Defending Your Life (1991)

29 Mar

defending-your-life

Smith’s Verdict: ***1/2

Reviewed by Tanner Smith

Everybody has their own visions of it, and Albert Brooks decides to share his vision in a film he wrote, directed, and starred in called “Defending Your Life,” a film with wonderful ideas about life after death.

Just imagine if you will. You just bought a new convertible and decide to give it a drive around the city. You listen to the radio and you’re just so happy. But then something drops on the floorboard of the passenger side and you bend down to pick it up while the vehicle is in motion. And then, as luck would have it, an oncoming bus hits you. Whoops. That’s funnily tragic, but then you wake up in Judgment City. That’s exactly what happens to Brooks’ lead character Daniel Miller in the first few minutes of “Defending Your Life.”
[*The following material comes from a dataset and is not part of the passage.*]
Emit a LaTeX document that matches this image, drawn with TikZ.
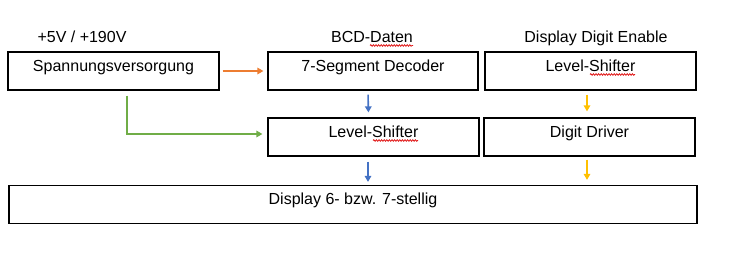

You see, apparently there is no heaven or hell (although there isn’t the decision that there isn’t a God). There is only Judgment City. And what a place it is. This city could just be heaven, though nobody wants to admit it. It makes you smarter the longer you stay there and it has the best-tasting foods you could imagine. And get this—apparently, you can eat as much as you want and never gain one ounce of weight. The restaurants are all-you-can-eat. Its one downside—a lackluster comedy club.

Well, there’s another downside. If you’re a Little Brain (which residents call those who have just died and came here), then you have to “defend your life.” It’s like being put on trial for your fears in life on Earth. It’s explained that because people use so little of their brains, their lives function mainly on fear. If the Judgment court has decided that you’ve conquered your fears, then you get to stay in Judgment City and become as smart as them. Otherwise, you’re sent back to Earth as a reincarnation to try again to get past fear.

Daniel has a defense attorney, Bob Diamond (Rip Torn), who explains all of this to him. He is called into a room where Diamond defends against a tough prosecutor (Lee Grant), as we see flashbacks of Daniel’s life. The court uses these clips to show whether Daniel has fear or just dignity, and Daniel gets chances to explain himself.

This is an inventive premise and there are many delights in how it’s all played out. But “Defending Your Life” is also a love story. Daniel roams around the city and meets a wonderful, sweet woman named Julia, who has a smile and manner that only Meryl Streep can deliver. Indeed, Streep plays Julia and her romance with Daniel is beautifully handled. They have warm conversations and enjoy each other’s company—a very sweet romance.

The ending of “Defending Your Life” is dramatically satisfying with the right emotional payoff. “Defending Your Life” is a success in fantasy mixed with romance. It has an inventive premise that delivers on its product and just got more intriguing as it went along.